Exercise aim:
Word for word, transcribe the lines below and drop the pictures.

Information provided:
○ ○ ○ ○ ○ ○ ○

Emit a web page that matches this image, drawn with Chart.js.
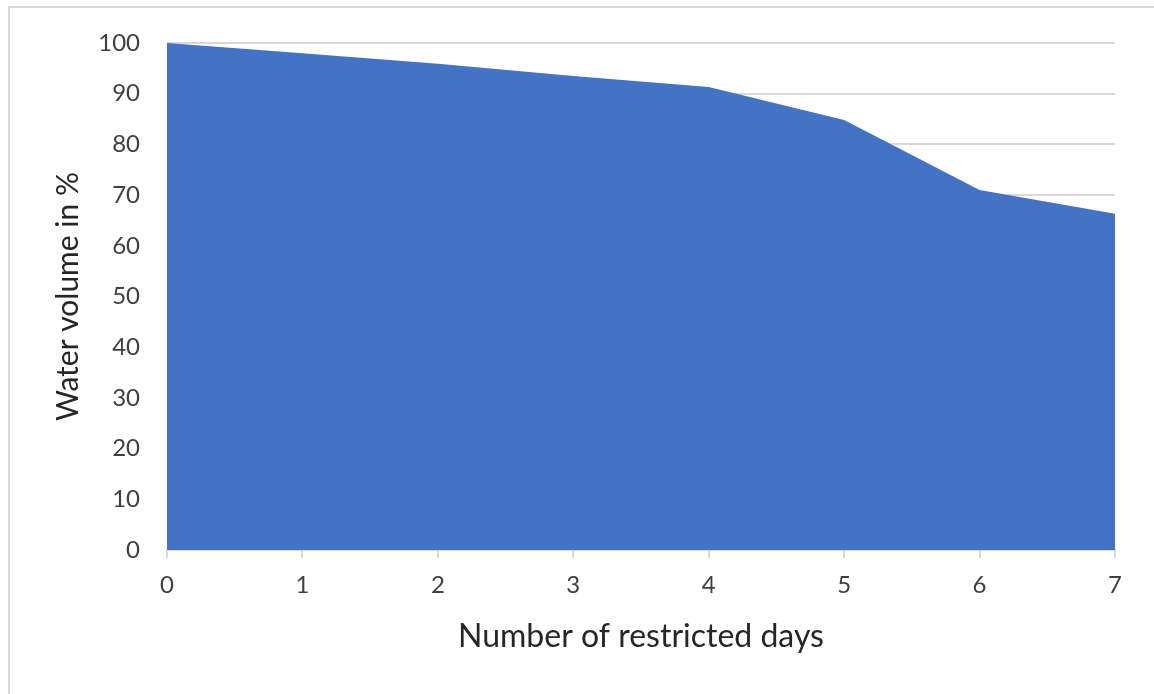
<!DOCTYPE html>
<html>
<head>
<meta charset="utf-8">
<script src="https://cdn.jsdelivr.net/npm/chart.js@4/dist/chart.umd.min.js"></script>
<style>
  html, body { margin: 0; padding: 0; background: #fff; }
  #wrap { position: relative; width: 1154px; height: 694px; }
  #frame { position: absolute; left: 8px; top: 6px; right: -10px; bottom: -10px;
           border-top: 2px solid #d9d9d9; border-left: 2px solid #d9d9d9; pointer-events: none; }
  canvas { position: absolute; left: 0; top: 0; }
</style>
</head>
<body>
<div id="wrap">
  <canvas id="c" width="1154" height="694"></canvas>
  <div id="frame"></div>
</div>
<script>
const days = [0, 1, 2, 3, 4, 5, 6, 7];
const waterVolume = [100, 98.0, 95.9, 93.5, 91.3, 84.8, 71.0, 66.3];
const yTicks = [0, 10, 20, 30, 40, 50, 60, 70, 80, 90, 100];
const xTitle = 'Number of restricted days';
const yTitle = 'Water volume in %';

Chart.defaults.font.family = 'Lato, "Open Sans", sans-serif';

const points = days.map((d, i) => ({ x: d, y: waterVolume[i] }));

new Chart(document.getElementById('c'), {
  type: 'line',
  data: {
    datasets: [{
      data: points,
      borderColor: '#4472C4',
      backgroundColor: '#4472C4',
      borderWidth: 0,
      pointRadius: 0,
      tension: 0,
      fill: 'origin'
    }]
  },
  options: {
    responsive: false,
    animation: false,
    layout: { padding: { left: 0, right: 39, top: 43, bottom: 0 } },
    plugins: { legend: { display: false }, tooltip: { enabled: false } },
    scales: {
      x: {
        type: 'linear',
        min: 0, max: 7,
        afterFit: s => { s.height = 144; },
        afterBuildTicks: s => { s.ticks = days.map(v => ({ value: v })); },
        grid: { drawOnChartArea: false, drawTicks: true, tickLength: 8, color: '#d9d9d9', lineWidth: 2 },
        border: { display: true, color: '#d9d9d9', width: 2 },
        ticks: { color: '#404040', font: { size: 24 }, padding: 13, maxRotation: 0, autoSkip: false },
        title: { display: true, text: xTitle, color: '#262626', font: { size: 32 }, padding: { top: 0, bottom: 38 } }
      },
      y: {
        min: 0, max: 100,
        afterFit: s => { s.width = 167; },
        afterBuildTicks: s => { s.ticks = yTicks.map(v => ({ value: v })); },
        grid: { color: '#d9d9d9', lineWidth: 2, drawTicks: false },
        border: { display: false },
        ticks: { color: '#404040', font: { size: 24 }, padding: 27 },
        title: { display: true, text: yTitle, color: '#262626', font: { size: 30 }, padding: { top: 50, bottom: 0 } }
      }
    }
  }
});
</script>
</body>
</html>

○ ○ ○ ○ ○ ○ ○

Written response:
Emit a web page that matches this image, drawn with Chart.js.
<!DOCTYPE html>
<html>
<head>
<meta charset="utf-8">
<script src="https://cdn.jsdelivr.net/npm/chart.js@4/dist/chart.umd.min.js"></script>
<style>
  html, body { margin: 0; padding: 0; background: #fff; }
  #wrap { position: relative; width: 1154px; height: 694px; }
  #frame { position: absolute; left: 8px; top: 6px; right: -10px; bottom: -10px;
           border-top: 2px solid #d9d9d9; border-left: 2px solid #d9d9d9; pointer-events: none; }
  canvas { position: absolute; left: 0; top: 0; }
</style>
</head>
<body>
<div id="wrap">
  <canvas id="c" width="1154" height="694"></canvas>
  <div id="frame"></div>
</div>
<script>
const days = [0, 1, 2, 3, 4, 5, 6, 7];
const waterVolume = [100, 98.0, 95.9, 93.5, 91.3, 84.8, 71.0, 66.3];
const yTicks = [0, 10, 20, 30, 40, 50, 60, 70, 80, 90, 100];
const xTitle = 'Number of restricted days';
const yTitle = 'Water volume in %';

Chart.defaults.font.family = 'Lato, "Open Sans", sans-serif';

const points = days.map((d, i) => ({ x: d, y: waterVolume[i] }));

new Chart(document.getElementById('c'), {
  type: 'line',
  data: {
    datasets: [{
      data: points,
      borderColor: '#4472C4',
      backgroundColor: '#4472C4',
      borderWidth: 0,
      pointRadius: 0,
      tension: 0,
      fill: 'origin'
    }]
  },
  options: {
    responsive: false,
    animation: false,
    layout: { padding: { left: 0, right: 39, top: 43, bottom: 0 } },
    plugins: { legend: { display: false }, tooltip: { enabled: false } },
    scales: {
      x: {
        type: 'linear',
        min: 0, max: 7,
        afterFit: s => { s.height = 144; },
        afterBuildTicks: s => { s.ticks = days.map(v => ({ value: v })); },
        grid: { drawOnChartArea: false, drawTicks: true, tickLength: 8, color: '#d9d9d9', lineWidth: 2 },
        border: { display: true, color: '#d9d9d9', width: 2 },
        ticks: { color: '#404040', font: { size: 24 }, padding: 13, maxRotation: 0, autoSkip: false },
        title: { display: true, text: xTitle, color: '#262626', font: { size: 32 }, padding: { top: 0, bottom: 38 } }
      },
      y: {
        min: 0, max: 100,
        afterFit: s => { s.width = 167; },
        afterBuildTicks: s => { s.ticks = yTicks.map(v => ({ value: v })); },
        grid: { color: '#d9d9d9', lineWidth: 2, drawTicks: false },
        border: { display: false },
        ticks: { color: '#404040', font: { size: 24 }, padding: 27 },
        title: { display: true, text: yTitle, color: '#262626', font: { size: 30 }, padding: { top: 50, bottom: 0 } }
      }
    }
  }
});
</script>
</body>
</html>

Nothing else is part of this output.